**Given request**. Retype the listing below line for line, but only from the line with "Generate a component" down to the line with "Chart.register(...registerables);", inclusive. Pictures stay out.
[BEGIN]
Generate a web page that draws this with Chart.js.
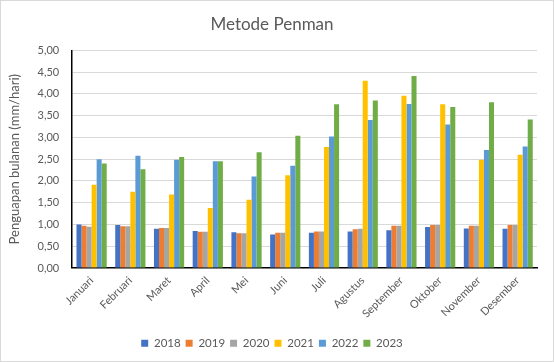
<!DOCTYPE html>
<html>
<head>
<meta charset="utf-8">
<script src="https://cdn.jsdelivr.net/npm/chart.js@4"></script>
<style>
  body { margin: 0; background: #fff; }
  #wrap { width: 554px; height: 362px; box-sizing: border-box; border: 1px solid #d9d9d9; position: relative; }
</style>
</head>
<body>
<div id="wrap"><canvas id="myChart"></canvas></div>
<script>
const months = ["Januari", "Februari", "Maret", "April", "Mei", "Juni", "Juli", "Agustus", "September", "Oktober", "November", "Desember"];
const y2018 = [1.00, 0.99, 0.90, 0.85, 0.82, 0.77, 0.81, 0.84, 0.87, 0.94, 0.91, 0.90];
const y2019 = [0.97, 0.96, 0.92, 0.83, 0.80, 0.81, 0.84, 0.89, 0.97, 0.99, 0.97, 0.99];
const y2020 = [0.95, 0.96, 0.92, 0.83, 0.80, 0.81, 0.84, 0.90, 0.97, 0.99, 0.97, 0.99];
const y2021 = [1.91, 1.75, 1.69, 1.38, 1.57, 2.13, 2.78, 4.30, 3.96, 3.76, 2.49, 2.60];
const y2022 = [2.50, 2.58, 2.49, 2.45, 2.10, 2.35, 3.02, 3.40, 3.77, 3.30, 2.71, 2.79];
const y2023 = [2.40, 2.27, 2.55, 2.45, 2.66, 3.04, 3.76, 3.85, 4.41, 3.70, 3.81, 3.41];
const yearLabels = ["2018", "2019", "2020", "2021", "2022", "2023"];
const colors = ["#4472C4", "#ED7D31", "#A5A5A5", "#FFC000", "#5B9BD5", "#70AD47"];

const series = [y2018, y2019, y2020, y2021, y2022, y2023];
const datasets = series.map((data, i) => ({
  label: yearLabels[i],
  data,
  backgroundColor: colors[i],
  borderWidth: 0,
  categoryPercentage: 0.78,
  barPercentage: 1.0,
}));

const textColor = "#595959";
const fontFam = "Lato, 'Open Sans', sans-serif";

new Chart(document.getElementById("myChart"), {
  type: "bar",
  data: { labels: months, datasets },
  options: {
    responsive: true,
    maintainAspectRatio: false,
    animation: false,
    layout: { padding: { left: 6, right: 16, top: 4, bottom: 2 } },
    plugins: {
      title: {
        display: true,
        text: "Metode Penman",
        color: textColor,
        font: { family: fontFam, size: 17, weight: "normal" },
        padding: { top: 9, bottom: 16 },
      },
      legend: {
        position: "bottom",
        labels: {
          color: textColor,
          font: { family: fontFam, size: 11.5 },
          boxWidth: 7,
          boxHeight: 7,
          padding: 5,
        },
      },
      tooltip: { enabled: false },
    },
    scales: {
      x: {
        grid: { display: false, drawTicks: false },
        border: { color: "#000", width: 1.5 },
        ticks: {
          color: textColor,
          font: { family: fontFam, size: 11 },
          minRotation: 45,
          maxRotation: 45,
          padding: 6,
        },
        afterFit: (scale) => { scale.height += 6; },
      },
      y: {
        min: 0,
        max: 5,
        grid: { color: "#d9d9d9", lineWidth: 1, drawTicks: false },
        border: { color: "#000", width: 1.5 },
        ticks: {
          stepSize: 0.5,
          color: textColor,
          font: { family: fontFam, size: 11 },
          padding: 13,
          callback: (v) => v.toFixed(2).replace(".", ","),
        },
        title: {
          display: true,
          text: "Penguapan bulanan (mm/hari)",
          color: textColor,
          font: { family: fontFam, size: 13 },
          padding: { top: 0, bottom: 2 },
        },
      },
    },
  },
});
</script>
</body>
</html>
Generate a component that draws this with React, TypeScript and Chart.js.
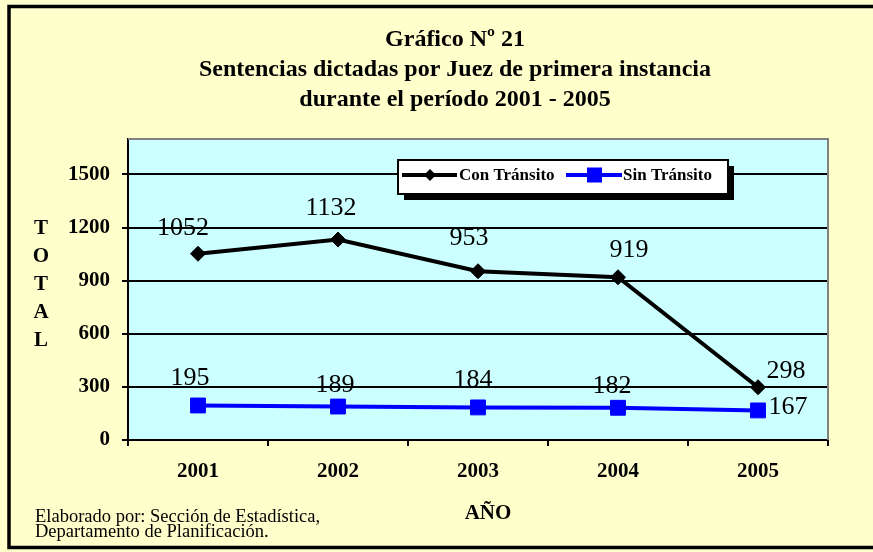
import React, { useEffect, useRef } from "react";
import { Chart, registerables } from "chart.js";

Chart.register(...registerables);

// ---- data ----
const YEARS = ["2001", "2002", "2003", "2004", "2005"];
const CON_TRANSITO = [1052, 1132, 953, 919, 298];
const SIN_TRANSITO = [195, 189, 184, 182, 167];
const Y_TICKS = [0, 300, 600, 900, 1200, 1500];
const SERIES_NAMES = ["Con Tránsito", "Sin Tránsito"];
const TITLE_LINES = [
  "Gráfico Nº 21",
  "Sentencias dictadas por Juez de primera instancia",
  "durante el período 2001 - 2005",
];
const Y_TITLE = "TOTAL";
const X_TITLE = "AÑO";
const CREDITS = ["Elaborado por: Sección de Estadística,", "Departamento de Planificación."];

// ---- style ----
const FONT = '"Liberation Serif", "Times New Roman", serif';
const BG = "#FFFFCC";
const PLOT_BG = "#CCFFFF";
const LABEL_OFFSETS_CON = [[-15, -26], [-7, -31], [-9, -33], [11, -27], [28, -16]];
const LABEL_OFFSETS_SIN = [[-8, -27], [-3, -21], [-5, -27], [-6, -22], [30, -3]];

const decor = {
  id: "decor",
  beforeDraw(chart: any) {
    const { ctx, chartArea: a } = chart;
    ctx.save();
    ctx.fillStyle = BG;
    ctx.fillRect(0, 0, chart.width, chart.height);
    ctx.fillStyle = PLOT_BG;
    ctx.fillRect(a.left, a.top, a.right - a.left, a.bottom - a.top);
    ctx.strokeStyle = "#000";
    ctx.lineWidth = 3.5;
    ctx.strokeRect(9, 6.5, 900, 541);
    ctx.fillStyle = "#000";
    ctx.textAlign = "center";
    ctx.textBaseline = "middle";
    ctx.font = `bold 24px ${FONT}`;
    TITLE_LINES.forEach((t, i) => ctx.fillText(t, 455, 40 + 30 * i));
    ctx.font = `bold 21px ${FONT}`;
    Y_TITLE.split("").forEach((c, i) => ctx.fillText(c, 41, 229 + 28 * i));
    ctx.fillText(X_TITLE, 488, 514);
    ctx.textAlign = "left";
    ctx.textBaseline = "alphabetic";
    ctx.font = `18.5px ${FONT}`;
    ctx.fillText(CREDITS[0], 35, 522);
    ctx.fillText(CREDITS[1], 35, 537);
    ctx.restore();
  },
  afterDatasetsDraw(chart: any) {
    const { ctx } = chart;
    ctx.save();
    ctx.fillStyle = "#000";
    ctx.textAlign = "center";
    ctx.textBaseline = "middle";
    ctx.font = `26px ${FONT}`;
    const sets = [
      { data: CON_TRANSITO, off: LABEL_OFFSETS_CON },
      { data: SIN_TRANSITO, off: LABEL_OFFSETS_SIN },
    ];
    sets.forEach((s, di) => {
      const meta = chart.getDatasetMeta(di);
      meta.data.forEach((pt: any, i: number) => {
        ctx.fillText(String(s.data[i]), pt.x + s.off[i][0], pt.y + s.off[i][1]);
      });
    });
    ctx.restore();
  },
  afterDraw(chart: any) {
    const { ctx, chartArea: a } = chart;
    ctx.save();
    // grey plot border top/right
    ctx.strokeStyle = "#808080";
    ctx.lineWidth = 2;
    ctx.beginPath();
    ctx.moveTo(a.left, a.top);
    ctx.lineTo(a.right, a.top);
    ctx.lineTo(a.right, a.bottom);
    ctx.stroke();
    // legend
    const lx = 398, ly = 160, lw = 330, lh = 34;
    ctx.fillStyle = "#000";
    ctx.fillRect(lx + 6, ly + 6, lw, lh);
    ctx.fillStyle = "#FFFFFF";
    ctx.fillRect(lx, ly, lw, lh);
    ctx.strokeStyle = "#000";
    ctx.lineWidth = 2;
    ctx.strokeRect(lx, ly, lw, lh);
    const cy = 175;
    ctx.strokeStyle = "#000";
    ctx.lineWidth = 4;
    ctx.beginPath();
    ctx.moveTo(402, cy);
    ctx.lineTo(457, cy);
    ctx.stroke();
    ctx.fillStyle = "#000";
    ctx.beginPath();
    ctx.moveTo(430, cy - 6);
    ctx.lineTo(436, cy);
    ctx.lineTo(430, cy + 6);
    ctx.lineTo(424, cy);
    ctx.closePath();
    ctx.fill();
    ctx.strokeStyle = "#0000FF";
    ctx.beginPath();
    ctx.moveTo(566, cy);
    ctx.lineTo(622, cy);
    ctx.stroke();
    ctx.fillStyle = "#0000FF";
    ctx.fillRect(587, cy - 7.5, 15, 15);
    ctx.fillStyle = "#000";
    ctx.font = `bold 17px ${FONT}`;
    ctx.textAlign = "left";
    ctx.textBaseline = "middle";
    ctx.fillText(SERIES_NAMES[0], 459, cy + 1);
    ctx.fillText(SERIES_NAMES[1], 623, cy + 1);
    ctx.restore();
  },
};

export default function App() {
  const ref = useRef<HTMLCanvasElement | null>(null);
  useEffect(() => {
    document.body.style.margin = "0";
    const canvas = ref.current!;
    const chart = new Chart(canvas, {
      type: "line",
      data: {
        labels: YEARS,
        datasets: [
          {
            label: SERIES_NAMES[0],
            data: CON_TRANSITO,
            borderColor: "#000000",
            backgroundColor: "#000000",
            borderWidth: 4,
            tension: 0,
            pointStyle: "rectRot",
            pointRadius: 7.5,
            pointBackgroundColor: "#000000",
            pointBorderColor: "#000000",
            pointBorderWidth: 1,
          },
          {
            label: SERIES_NAMES[1],
            data: SIN_TRANSITO,
            borderColor: "#0000FF",
            backgroundColor: "#0000FF",
            borderWidth: 4,
            tension: 0,
            pointStyle: "rect",
            pointRadius: 10.5,
            pointBackgroundColor: "#0000FF",
            pointBorderColor: "#0000FF",
            pointBorderWidth: 1,
          },
        ],
      },
      options: {
        responsive: false,
        animation: false,
        devicePixelRatio: 1,
        layout: { padding: { top: 139, right: 45, left: 0, bottom: 0 } },
        plugins: {
          legend: { display: false },
          tooltip: { enabled: false },
          title: { display: false },
        },
        scales: {
          x: {
            type: "category",
            offset: true,
            grid: {
              offset: true,
              drawOnChartArea: false,
              drawTicks: true,
              tickLength: 6,
              color: "#000",
              lineWidth: 2,
            },
            border: { display: true, color: "#000", width: 2 },
            ticks: {
              color: "#000",
              font: { family: FONT, size: 21, weight: "bold" },
              padding: 13,
              maxRotation: 0,
            },
            afterFit(scale: any) {
              scale.height = 112;
            },
          },
          y: {
            min: 0,
            max: 1700,
            afterBuildTicks(scale: any) {
              scale.ticks = Y_TICKS.map((v) => ({ value: v }));
            },
            grid: {
              color: "#000",
              lineWidth: 2,
              drawTicks: true,
              tickLength: 6,
            },
            border: { display: true, color: "#000", width: 2 },
            ticks: {
              color: "#000",
              font: { family: FONT, size: 21, weight: "bold" },
              padding: 12,
              callback: (v: any) => String(v),
            },
            afterFit(scale: any) {
              scale.width = 128;
            },
          },
        },
      },
      plugins: [decor],
    } as any);
    return () => chart.destroy();
  }, []);
  return (
    <div style={{ width: 873, height: 552 }}>
      <canvas ref={ref} width={873} height={552} style={{ display: "block" }} />
    </div>
  );
}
[END]
**Complete answer**.
Generate a component that draws this with React, TypeScript and Chart.js.
import React, { useEffect, useRef } from "react";
import { Chart, registerables } from "chart.js";

Chart.register(...registerables);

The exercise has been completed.